Instructions to follow>
Return the data exactly, with all pictures removed.
————
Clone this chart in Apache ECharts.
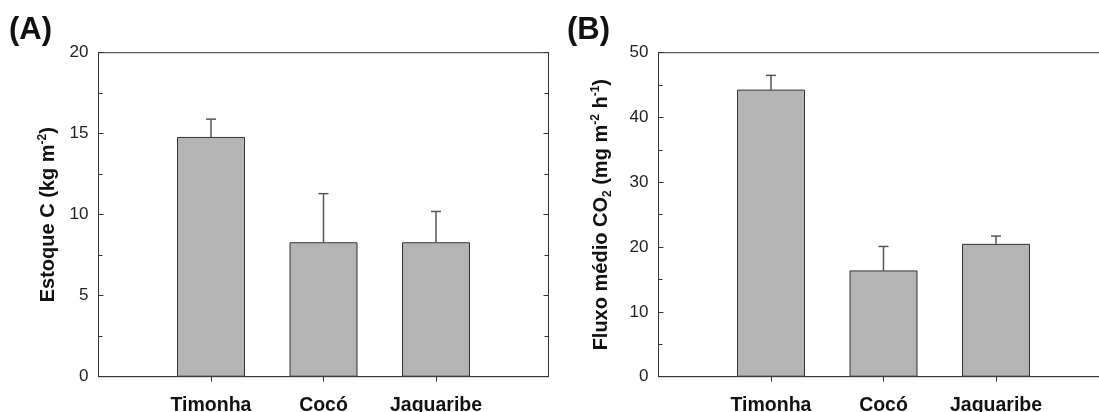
<!DOCTYPE html>
<html>
<head>
<meta charset="utf-8">
<script src="https://cdn.jsdelivr.net/npm/echarts@6/dist/echarts.min.js"></script>
<style>
html,body{margin:0;padding:0;background:#fff;}
#chart{width:1099px;height:412px;}
</style>
</head>
<body>
<div id="chart"></div>
<script>
const categories = ['Timonha', 'Cocó', 'Jaguaribe'];
const estoqueC = [14.8, 8.3, 8.3];
const estoqueCErr = [1.1, 3.0, 1.9];
const fluxoCO2 = [44.3, 16.4, 20.5];
const fluxoCO2Err = [2.2, 3.7, 1.2];
const positions = [1, 2, 3];

const FONT = "'Liberation Sans', Arial, sans-serif";
const AXIS_COLOR = '#333';

function xAxisFor(gridIndex) {
  return {
    type: 'value', gridIndex: gridIndex, min: 0, max: 4,
    axisLine: { show: true, lineStyle: { color: AXIS_COLOR, width: 1 } },
    axisTick: { show: true, inside: false, length: 5, customValues: positions, lineStyle: { color: AXIS_COLOR } },
    axisLabel: {
      show: true, customValues: positions, margin: 19,
      formatter: v => categories[Math.round(v) - 1] || '',
      fontFamily: FONT, fontSize: 19.5, fontWeight: 'bold', color: '#111'
    },
    splitLine: { show: false }
  };
}
function yAxisFor(gridIndex, max, interval, nameRich, name, nameGap) {
  return {
    type: 'value', gridIndex: gridIndex, min: 0, max: max, interval: interval,
    position: 'left',
    name: name, nameLocation: 'middle', nameGap: nameGap, nameRotate: 90,
    nameTextStyle: { fontFamily: FONT, fontSize: 20, fontWeight: 'bold', color: '#111', rich: nameRich },
    axisLine: { show: true, lineStyle: { color: AXIS_COLOR, width: 1 } },
    axisTick: { show: true, inside: true, length: 5, lineStyle: { color: AXIS_COLOR } },
    minorTick: { show: true, splitNumber: 2, length: 4, lineStyle: { color: AXIS_COLOR } },
    axisLabel: { fontFamily: FONT, fontSize: 17, color: '#222', margin: 10 },
    splitLine: { show: false }
  };
}
function rightAxisFor(gridIndex, max, interval) {
  return {
    type: 'value', gridIndex: gridIndex, min: 0, max: max, interval: interval,
    position: 'right',
    axisLine: { show: true, lineStyle: { color: AXIS_COLOR, width: 1 } },
    axisTick: { show: true, inside: true, length: 5, lineStyle: { color: AXIS_COLOR } },
    minorTick: { show: true, splitNumber: 2, length: 4, lineStyle: { color: AXIS_COLOR } },
    axisLabel: { show: false },
    splitLine: { show: false }
  };
}
const richBold = {
  sup: { fontFamily: FONT, fontSize: 12, fontWeight: 'bold', color: '#111', verticalAlign: 'top', lineHeight: 24 },
  sub: { fontFamily: FONT, fontSize: 12, fontWeight: 'bold', color: '#111', verticalAlign: 'bottom', lineHeight: 24 },
  n: { fontFamily: FONT, fontSize: 20, fontWeight: 'bold', color: '#111', lineHeight: 24 }
};

function errorSeries(xi, yi, vals, errs) {
  return {
    type: 'custom', xAxisIndex: xi, yAxisIndex: yi, z: 1,
    data: vals.map((v, i) => [positions[i], v, errs[i]]),
    renderItem: function (params, api) {
      const x = api.value(0), y = api.value(1), e = api.value(2);
      const p0 = api.coord([x, y]);
      const p1 = api.coord([x, y + e]);
      const style = { stroke: '#555', lineWidth: 1.5 };
      return {
        type: 'group',
        children: [
          { type: 'line', shape: { x1: p0[0], y1: p0[1], x2: p1[0], y2: p1[1] }, style: style },
          { type: 'line', shape: { x1: p1[0] - 5, y1: p1[1], x2: p1[0] + 5, y2: p1[1] }, style: style }
        ]
      };
    }
  };
}
function barSeries(xi, yi, vals) {
  return {
    type: 'bar', xAxisIndex: xi, yAxisIndex: yi, barWidth: 68, z: 2,
    data: vals.map((v, i) => [positions[i], v]),
    itemStyle: { color: '#b4b4b4', borderColor: '#333', borderWidth: 1 }
  };
}

const chart = echarts.init(document.getElementById('chart'), null, { renderer: 'canvas' });
chart.setOption({
  backgroundColor: '#ffffff',
  animation: false,
  title: [
    { text: '(A)', left: 9, top: 15, padding: 0, textStyle: { fontFamily: FONT, fontSize: 31, fontWeight: 'bold', color: '#111' } },
    { text: '(B)', left: 567, top: 15, padding: 0, textStyle: { fontFamily: FONT, fontSize: 31, fontWeight: 'bold', color: '#111' } }
  ],
  grid: [
    { left: 98.5, top: 52.7, width: 450, height: 324, show: true, borderColor: AXIS_COLOR, borderWidth: 1, backgroundColor: 'transparent', outerBoundsMode: 'none', containLabel: false },
    { left: 658.5, top: 52.7, width: 450, height: 324, show: true, borderColor: AXIS_COLOR, borderWidth: 1, backgroundColor: 'transparent', outerBoundsMode: 'none', containLabel: false }
  ],
  xAxis: [xAxisFor(0), xAxisFor(1)],
  yAxis: [
    yAxisFor(0, 20, 5, richBold, '{n|Estoque C (kg m}{sup|-2}{n|)}', 38),
    yAxisFor(1, 50, 10, richBold, '{n|Fluxo médio CO}{sub|2}{n| (mg m}{sup|-2}{n| h}{sup|-1}{n|)}', 45),
    rightAxisFor(0, 20, 5)
  ],
  series: [
    errorSeries(0, 0, estoqueC, estoqueCErr),
    barSeries(0, 0, estoqueC),
    errorSeries(1, 1, fluxoCO2, fluxoCO2Err),
    barSeries(1, 1, fluxoCO2)
  ]
});
</script>
</body>
</html>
————
Solved problem>
Clone this chart in Apache ECharts.
<!DOCTYPE html>
<html>
<head>
<meta charset="utf-8">
<script src="https://cdn.jsdelivr.net/npm/echarts@6/dist/echarts.min.js"></script>
<style>
html,body{margin:0;padding:0;background:#fff;}
#chart{width:1099px;height:412px;}
</style>
</head>
<body>
<div id="chart"></div>
<script>
const categories = ['Timonha', 'Cocó', 'Jaguaribe'];
const estoqueC = [14.8, 8.3, 8.3];
const estoqueCErr = [1.1, 3.0, 1.9];
const fluxoCO2 = [44.3, 16.4, 20.5];
const fluxoCO2Err = [2.2, 3.7, 1.2];
const positions = [1, 2, 3];

const FONT = "'Liberation Sans', Arial, sans-serif";
const AXIS_COLOR = '#333';

function xAxisFor(gridIndex) {
  return {
    type: 'value', gridIndex: gridIndex, min: 0, max: 4,
    axisLine: { show: true, lineStyle: { color: AXIS_COLOR, width: 1 } },
    axisTick: { show: true, inside: false, length: 5, customValues: positions, lineStyle: { color: AXIS_COLOR } },
    axisLabel: {
      show: true, customValues: positions, margin: 19,
      formatter: v => categories[Math.round(v) - 1] || '',
      fontFamily: FONT, fontSize: 19.5, fontWeight: 'bold', color: '#111'
    },
    splitLine: { show: false }
  };
}
function yAxisFor(gridIndex, max, interval, nameRich, name, nameGap) {
  return {
    type: 'value', gridIndex: gridIndex, min: 0, max: max, interval: interval,
    position: 'left',
    name: name, nameLocation: 'middle', nameGap: nameGap, nameRotate: 90,
    nameTextStyle: { fontFamily: FONT, fontSize: 20, fontWeight: 'bold', color: '#111', rich: nameRich },
    axisLine: { show: true, lineStyle: { color: AXIS_COLOR, width: 1 } },
    axisTick: { show: true, inside: true, length: 5, lineStyle: { color: AXIS_COLOR } },
    minorTick: { show: true, splitNumber: 2, length: 4, lineStyle: { color: AXIS_COLOR } },
    axisLabel: { fontFamily: FONT, fontSize: 17, color: '#222', margin: 10 },
    splitLine: { show: false }
  };
}
function rightAxisFor(gridIndex, max, interval) {
  return {
    type: 'value', gridIndex: gridIndex, min: 0, max: max, interval: interval,
    position: 'right',
    axisLine: { show: true, lineStyle: { color: AXIS_COLOR, width: 1 } },
    axisTick: { show: true, inside: true, length: 5, lineStyle: { color: AXIS_COLOR } },
    minorTick: { show: true, splitNumber: 2, length: 4, lineStyle: { color: AXIS_COLOR } },
    axisLabel: { show: false },
    splitLine: { show: false }
  };
}
const richBold = {
  sup: { fontFamily: FONT, fontSize: 12, fontWeight: 'bold', color: '#111', verticalAlign: 'top', lineHeight: 24 },
  sub: { fontFamily: FONT, fontSize: 12, fontWeight: 'bold', color: '#111', verticalAlign: 'bottom', lineHeight: 24 },
  n: { fontFamily: FONT, fontSize: 20, fontWeight: 'bold', color: '#111', lineHeight: 24 }
};

function errorSeries(xi, yi, vals, errs) {
  return {
    type: 'custom', xAxisIndex: xi, yAxisIndex: yi, z: 1,
    data: vals.map((v, i) => [positions[i], v, errs[i]]),
    renderItem: function (params, api) {
      const x = api.value(0), y = api.value(1), e = api.value(2);
      const p0 = api.coord([x, y]);
      const p1 = api.coord([x, y + e]);
      const style = { stroke: '#555', lineWidth: 1.5 };
      return {
        type: 'group',
        children: [
          { type: 'line', shape: { x1: p0[0], y1: p0[1], x2: p1[0], y2: p1[1] }, style: style },
          { type: 'line', shape: { x1: p1[0] - 5, y1: p1[1], x2: p1[0] + 5, y2: p1[1] }, style: style }
        ]
      };
    }
  };
}
function barSeries(xi, yi, vals) {
  return {
    type: 'bar', xAxisIndex: xi, yAxisIndex: yi, barWidth: 68, z: 2,
    data: vals.map((v, i) => [positions[i], v]),
    itemStyle: { color: '#b4b4b4', borderColor: '#333', borderWidth: 1 }
  };
}

const chart = echarts.init(document.getElementById('chart'), null, { renderer: 'canvas' });
chart.setOption({
  backgroundColor: '#ffffff',
  animation: false,
  title: [
    { text: '(A)', left: 9, top: 15, padding: 0, textStyle: { fontFamily: FONT, fontSize: 31, fontWeight: 'bold', color: '#111' } },
    { text: '(B)', left: 567, top: 15, padding: 0, textStyle: { fontFamily: FONT, fontSize: 31, fontWeight: 'bold', color: '#111' } }
  ],
  grid: [
    { left: 98.5, top: 52.7, width: 450, height: 324, show: true, borderColor: AXIS_COLOR, borderWidth: 1, backgroundColor: 'transparent', outerBoundsMode: 'none', containLabel: false },
    { left: 658.5, top: 52.7, width: 450, height: 324, show: true, borderColor: AXIS_COLOR, borderWidth: 1, backgroundColor: 'transparent', outerBoundsMode: 'none', containLabel: false }
  ],
  xAxis: [xAxisFor(0), xAxisFor(1)],
  yAxis: [
    yAxisFor(0, 20, 5, richBold, '{n|Estoque C (kg m}{sup|-2}{n|)}', 38),
    yAxisFor(1, 50, 10, richBold, '{n|Fluxo médio CO}{sub|2}{n| (mg m}{sup|-2}{n| h}{sup|-1}{n|)}', 45),
    rightAxisFor(0, 20, 5)
  ],
  series: [
    errorSeries(0, 0, estoqueC, estoqueCErr),
    barSeries(0, 0, estoqueC),
    errorSeries(1, 1, fluxoCO2, fluxoCO2Err),
    barSeries(1, 1, fluxoCO2)
  ]
});
</script>
</body>
</html>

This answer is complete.